Hair and makeup designer Daniel Parker had to dig through a lot of research before recreating the fatal burns caused by the 1989 nuclear disaster while working on “Chernobyl.” While Parker, who earned a nomination for his work on the HBO limited series, said he had immediate ideas as to how he wanted to approach the physical manifestation of radiation poisoning, he soon discovered that very little research existed.

“I realized there’s not much out there, especially when it comes to Chernobyl — I had to read what radiation poisoning actually does to people,” Parker said during the latest episode of Variety’s Artisans series presented by HBO. It was his reading that informed the way he portrayed each character’s debilitation on the series, in which he used complex prosthetics to track each state of radiation poisoning: reddening, latency, swelling and death.

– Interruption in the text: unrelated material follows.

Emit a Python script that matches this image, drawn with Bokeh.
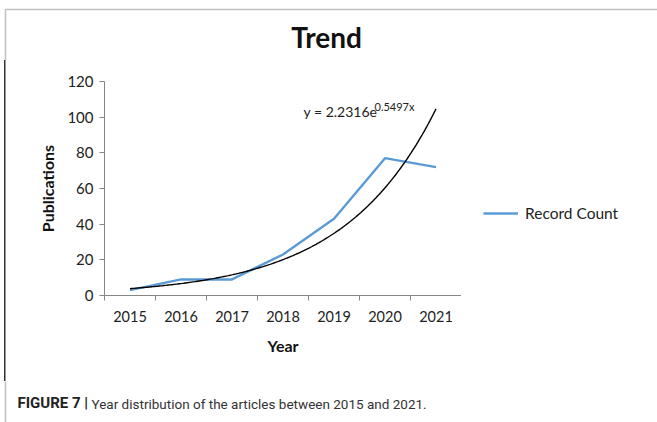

“The biggest challenge on the show was getting the different stages looking correct as far as skin is concerned — what you can see through the skin, what you can’t see through the skin,” Parker said. “What I was doing was breaking the rules — the material I was using was silicone and you put a certain amount of color into silicone or else it looks like wax. And I wanted it to look like wax, it’s like when you have a bit of dead skin. I also wanted the feeling of bruising and the body falling to pieces under the skin.” 

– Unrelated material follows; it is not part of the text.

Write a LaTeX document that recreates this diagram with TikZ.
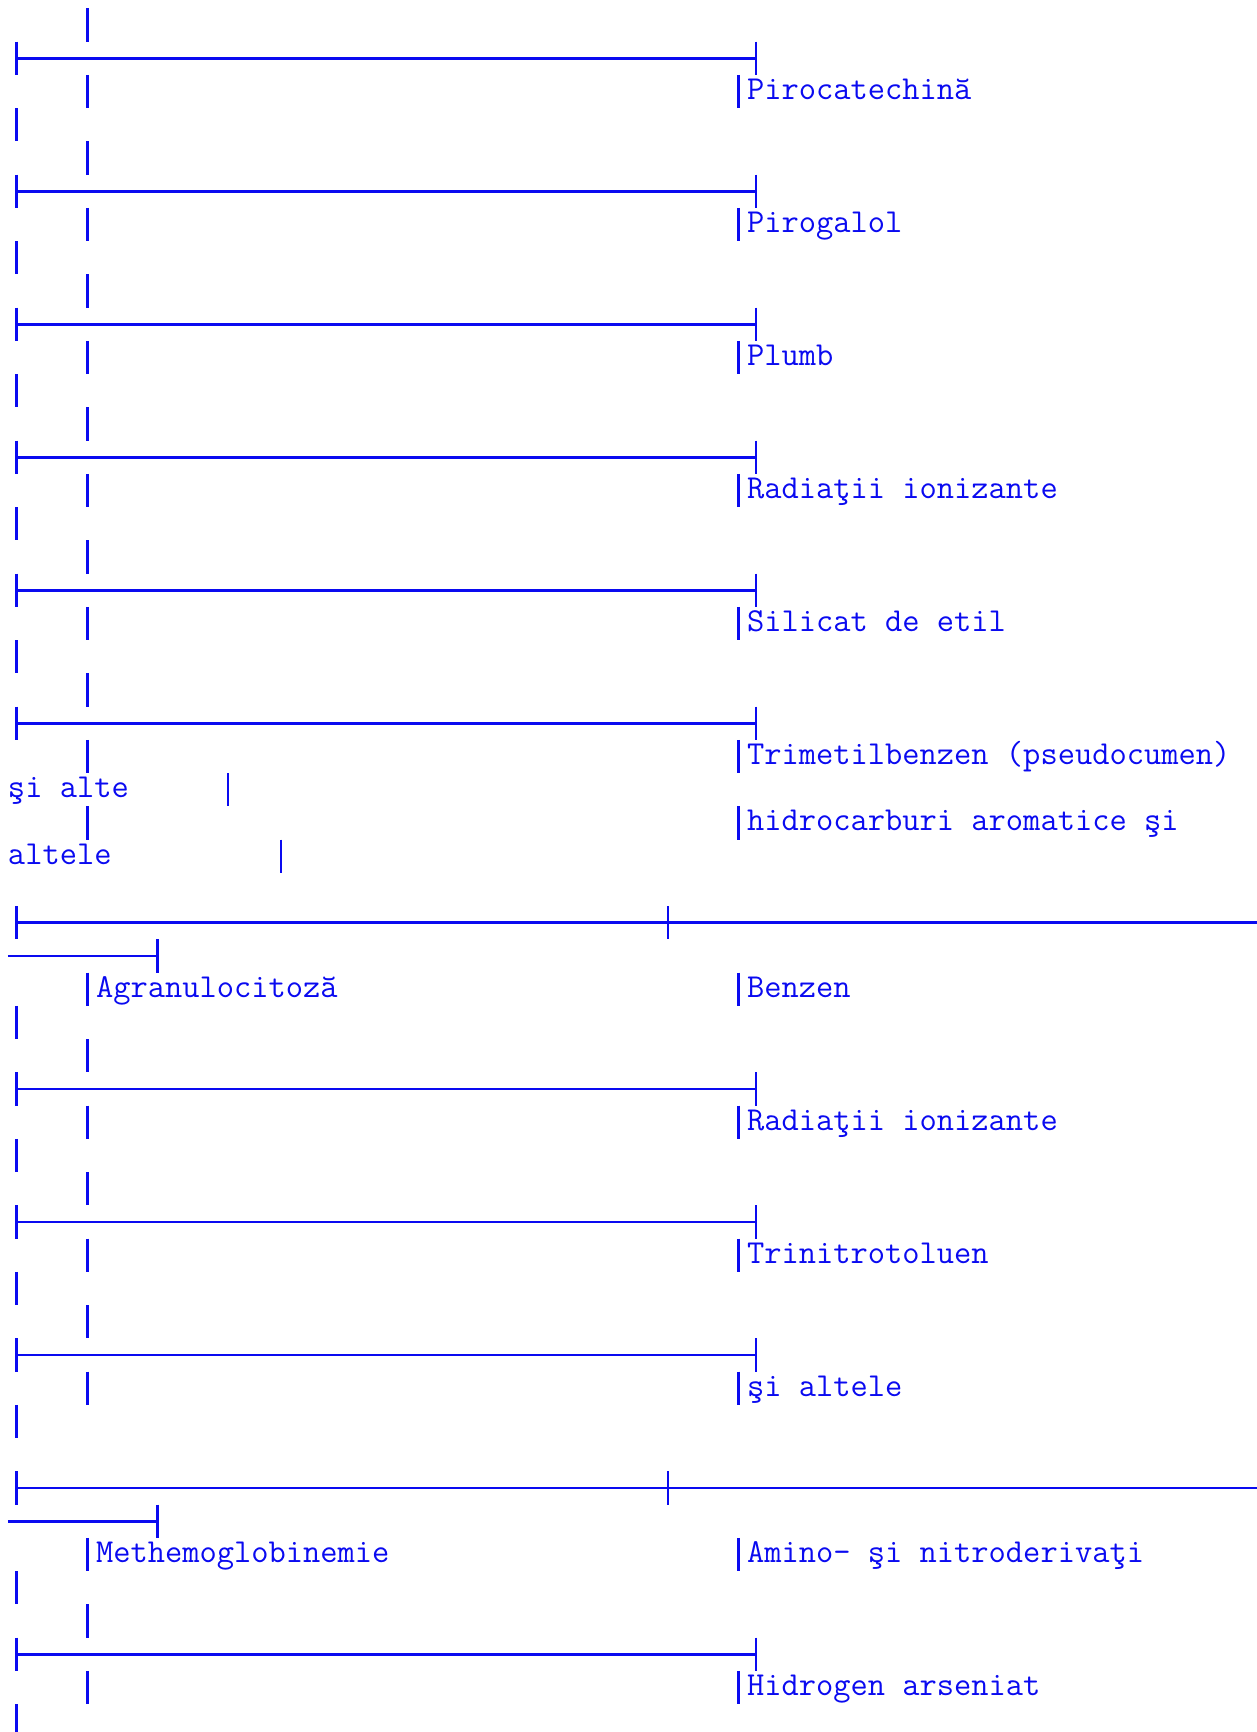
\documentclass[tikz,border=0pt]{standalone}
\usepackage{fontspec}
\usepackage{tikz}
\definecolor{listblue}{RGB}{10,10,240}

% one vertical stroke in column #1 of text line #2
\newcommand{\listbar}[2]{\draw (#1+0.5,#2-0.5) -- (#1+0.5,#2+0.5);}
% rule from column 0 to column 42 on line #1
\newcommand{\listrule}[1]{\draw (0.5,#1-0.5) -- (0.5,#1+0.5) (0.5,#1) -- (42.5,#1) (42.5,#1-0.5) -- (42.5,#1+0.5);}
% long rule with a cross at column 37, wrapped onto the next line
\newcommand{\longrule}[1]{\draw (0.5,#1-0.5) -- (0.5,#1+0.5) (0.5,#1) -- (71,#1) (37.5,#1-0.5) -- (37.5,#1+0.5);
  \draw (0,#1+1) -- (8.5,#1+1) (8.5,#1+0.5) -- (8.5,#1+1.5);}

\begin{document}
\begin{tikzpicture}[
        x=17.6pt, y=-33.25pt,
        color=listblue, line width=2.6pt,
        every node/.style={inner sep=0pt, outer sep=0pt, anchor=base west,
          font=\ttfamily\fontsize{33.5pt}{33.25pt}\selectfont}
        ]
        \tikzstyle{entry} = [];
        \useasboundingbox (-8pt,25pt) rectangle (1248pt,-1707pt);

        % lone strokes
        \foreach \k in {3,7,11,15,19,30,34,38,42,47,51} {\listbar{0}{\k}}
        \foreach \k in {0,4,8,12,16,20,31,35,39,48} {\listbar{4}{\k}}
        \foreach \k in {2,6,10,14,18,22,24,29,33,37,41,46,50} {\listbar{4}{\k} \listbar{41}{\k}}

        % rules
        \foreach \k in {1,5,9,13,17,21,32,36,40,49} {\listrule{\k}}
        \longrule{27}
        \longrule{44}

        % right column
        \node[entry] (pirocatechina) at (42,2.235) {Pirocatechină};
        \node[entry] (pirogalol) at (42,6.235) {Pirogalol};
        \node[entry] (plumb) at (42,10.235) {Plumb};
        \node[entry] (radiatii1) at (42,14.235) {Radiaţii ionizante};
        \node[entry] (silicat) at (42,18.235) {Silicat de etil};
        \node[entry] (trimetil) at (42,22.235) {Trimetilbenzen (pseudocumen)};
        \node[entry] (hidrocarb) at (42,24.235) {hidrocarburi aromatice şi};
        \node[entry] (benzen) at (42,29.235) {Benzen};
        \node[entry] (radiatii2) at (42,33.235) {Radiaţii ionizante};
        \node[entry] (tnt) at (42,37.235) {Trinitrotoluen};
        \node[entry] (altele) at (42,41.235) {şi altele};
        \node[entry] (amino) at (42,46.235) {Amino- şi nitroderivaţi};
        \node[entry] (arseniat) at (42,50.235) {Hidrogen arseniat};

        % wrapped pieces on the left
        \node[entry] (sialte) at (0,23.235) {şi alte};
        \listbar{12}{23}
        \node[entry] (altele2) at (0,25.235) {altele};
        \listbar{15}{25}

        % left column
        \node[entry] (agranulo) at (5,29.235) {Agranulocitoză};
        \node[entry] (methemo) at (5,46.235) {Methemoglobinemie};
\end{tikzpicture}
\end{document}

Parker began his transformation by covering the actor’s body in “transfers,” which he said are patches of veins and blotches of bruising. “I’d literally go bang, bang, bang all over the body. And this could be done in minutes, which you could never get that detail by painting by hand,” he said.

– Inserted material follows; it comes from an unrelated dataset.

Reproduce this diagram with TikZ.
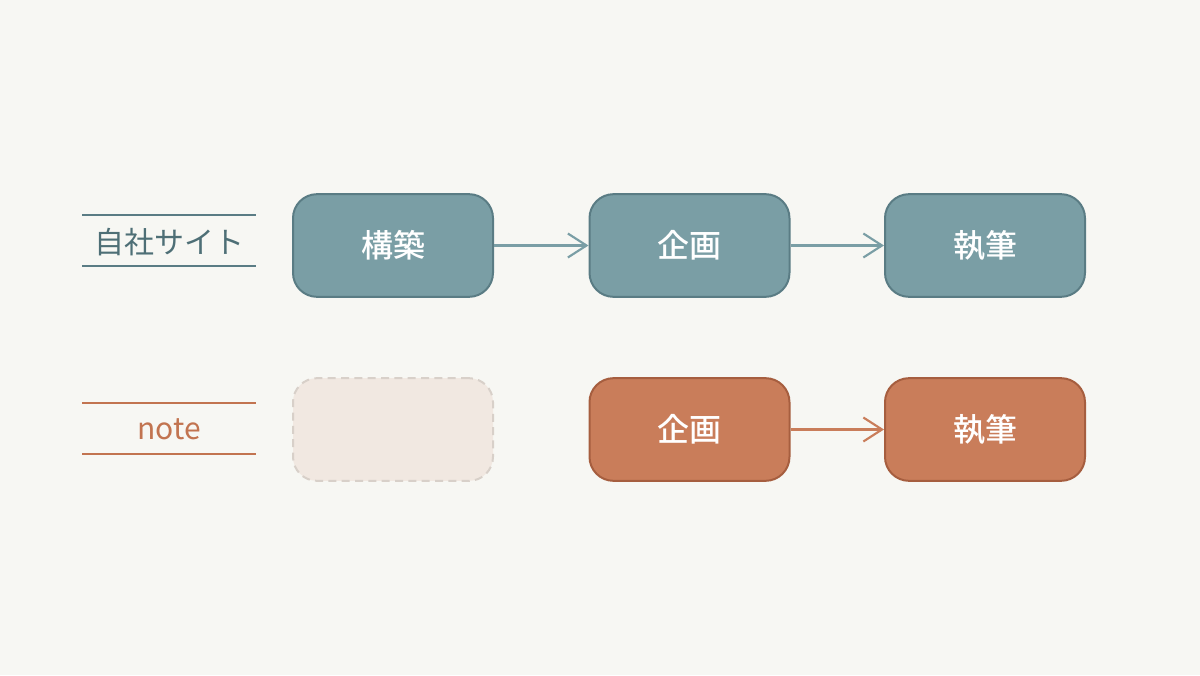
\documentclass[tikz,border=0pt]{standalone}
\usepackage{fontspec}
\setmainfont{Noto Sans CJK JP}
\newfontfamily\medfont{Noto Sans CJK JP Medium}
\usetikzlibrary{arrows.meta}
\definecolor{bg}{HTML}{F7F7F3}
\definecolor{tealfill}{HTML}{7A9EA5}
\definecolor{tealdraw}{HTML}{5A7C84}
\definecolor{tealtext}{HTML}{4E6F76}
\definecolor{orfill}{HTML}{C97D5A}
\definecolor{ordraw}{HTML}{A65E3F}
\definecolor{ortext}{HTML}{C27450}
\definecolor{ghostfill}{HTML}{F1E8E1}
\definecolor{ghostdraw}{HTML}{D8D0C9}
\tikzset{
  x=0.75pt, y=-0.75pt,
  stepbox/.style={rounded corners=18pt, line width=1.5pt, minimum width=150pt, minimum height=77pt, text=white, font=\medfont\fontsize{24}{27}\selectfont, inner sep=0pt},
  tealbox/.style={stepbox, fill=tealfill, draw=tealdraw},
  orbox/.style={stepbox, fill=orfill, draw=ordraw},
  ghostbox/.style={stepbox, fill=ghostfill, draw=ghostdraw, dashed, dash pattern=on 6pt off 4pt},
  tealarrow/.style={draw=tealfill, line width=1.6pt, -{Straight Barb[length=14pt,width=18pt,line width=1.6pt]}},
  orarrow/.style={draw=orfill, line width=1.6pt, -{Straight Barb[length=14pt,width=18pt,line width=1.6pt]}},
  rowlabel/.style={font=\fontsize{22.5}{26}\selectfont, inner sep=0pt},
}
\begin{document}
\begin{tikzpicture}
\fill[bg] (0,0) rectangle (1200,675);
\useasboundingbox (0,0) rectangle (1200,675);
% row 1
\draw[tealdraw, line width=1.5pt] (82,215) coordinate (l1a) -- (256,215) coordinate (l1b);
\draw[tealdraw, line width=1.5pt] (82,266) coordinate (l2a) -- (256,266) coordinate (l2b);
\node[rowlabel, text=tealtext] (lab1) at (169,242) {自社サイト};
\node[tealbox] (a1) at (393,245.5) {構築};
\node[tealbox] (a2) at (689.5,245.5) {企画};
\node[tealbox] (a3) at (985,245.5) {執筆};
\draw[tealarrow] (a1.east) -- (a2.west);
\draw[tealarrow] (a2.east) -- (a3.west);
% row 2
\draw[ortext, line width=1.5pt] (82,403) coordinate (l3a) -- (256,403) coordinate (l3b);
\draw[ortext, line width=1.5pt] (82,454) coordinate (l4a) -- (256,454) coordinate (l4b);
\node[rowlabel, text=ortext] (lab2) at (169,429) {note};
\node[ghostbox] (b1) at (393,429.5) {};
\node[orbox] (b2) at (689.5,429.5) {企画};
\node[orbox] (b3) at (985,429.5) {執筆};
\draw[orarrow] (b2.east) -- (b3.west);
\end{tikzpicture}
\end{document}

He then positioned the prosthetic skin and blistering on top, making some areas transparent enough to see the bruising underneath. “To be honest with you, everything was a challenge,” Parker said after outlining his process. “It was a difficult job to do. But so very, very worthwhile in order to actually show people what does happen, and what did happen to these people.”

Parker also added that he worried the burn makeup would be too hard to stomach for audience members, noting that the days in which he created burn prosthetics were the longest and most stressful days on set. “It’s always a battle because it’s my work and I of course want people to see my work but you can’t see too much of this.”

He went on, “You don’t see everything but you see a lot, and you see enough.”

The stress all became worth it, however, when filming one of the most emotional scenes of the series, which showed the burn victims in the Moscow hospital. One victim was shown barely alive on the hospital bed, whose skin was modeled after one particularly horrific photo from the 1989 disaster, which Parker said looked “like a living version of the mummy Ramses.” After all his research and tests, this scene was the first time he would see if his experimental prosthetics would work.

Parker said after looking through the monitor during filming, he felt completely assured that he had done the victims justice. “I thought, Oh my god. We got it.”